Lightly fictionalised, it opens with a young woman alone in her student dorm in Paris, feeling humiliation over a pregnancy that she fears will destroy her hopes of escaping a peasant background.
Some critics decried the description of the abortion as obscene, but its fearlessness was groundbreaking.
Ernaux would return to the same subject for her memoir "Happening" in 2000, which was adapted into an award-winning film in 2021.
- 'A Frozen Woman' -
Ernaux's third book analysed her life through the prism of gender, looking at her transformation from a young girl full of dreams into an adult frozen in place by societal demands and patriarchal control.
The book also recounted her life as a mother in the 1970s and her disintegrating marriage -- three years before the couple finally divorced.
- 'A Man's Place' -
Her first major prize came for her 1983 novel "A Man's Place", which won France's Prix Renaudot.
It deals with her conflicted feelings about transitioning from working class to bourgeois life, with Ernaux calling herself as "a class defector".
She describes the chasm that grew between her and her parents -- who ran a small cafe-shop in Normandy -- after she entered a world of university-educated intellectuals.
- 'The Years' -
First published in 2008, "The Years" is considered her masterpiece.
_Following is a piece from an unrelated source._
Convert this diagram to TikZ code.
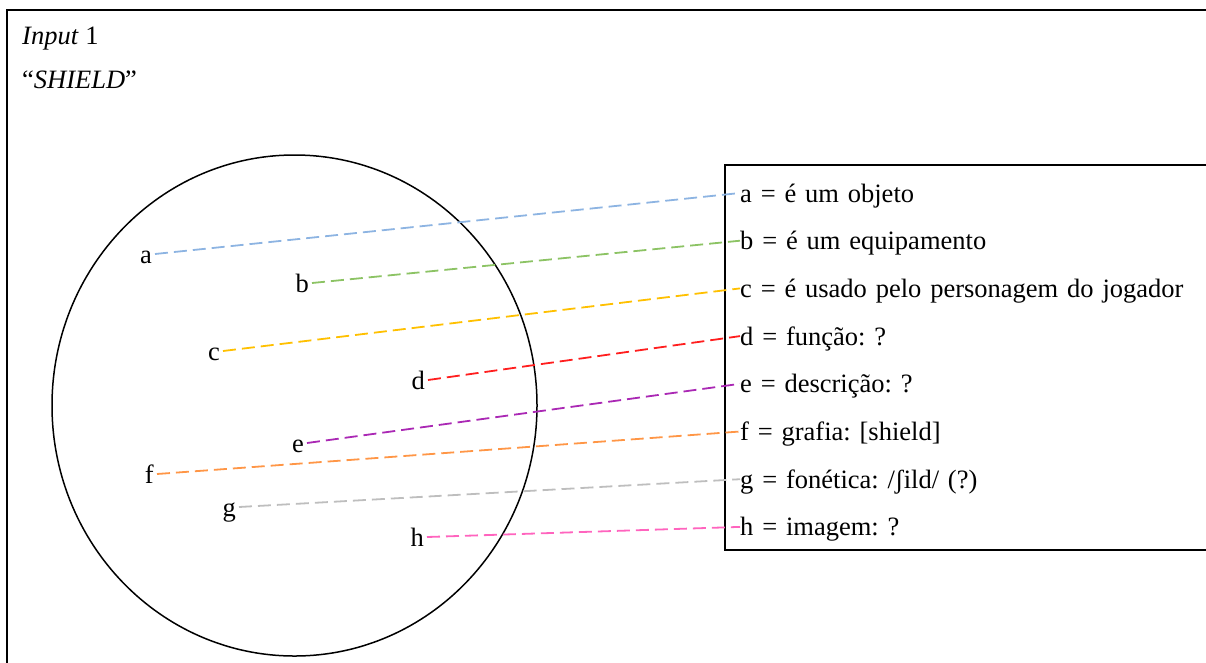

It also brought her greater attention internationally with a hugely successful English translation that saw her nominated for the International Booker Prize.
Ernaux uses her life story as a way of mapping the wider postwar generation in France, though the Algerian War, sexual liberation, protests and pop culture of the second half of the 20th century.
- 'A Girl's Story' -
Writing in her 70s, Ernaux set off in search of her younger self -- "the girl of '58".
It is the story of her first sexual experience and a portrait of a young girl from Normandy who knew nothing of life and had just left the cocoon of her childhood.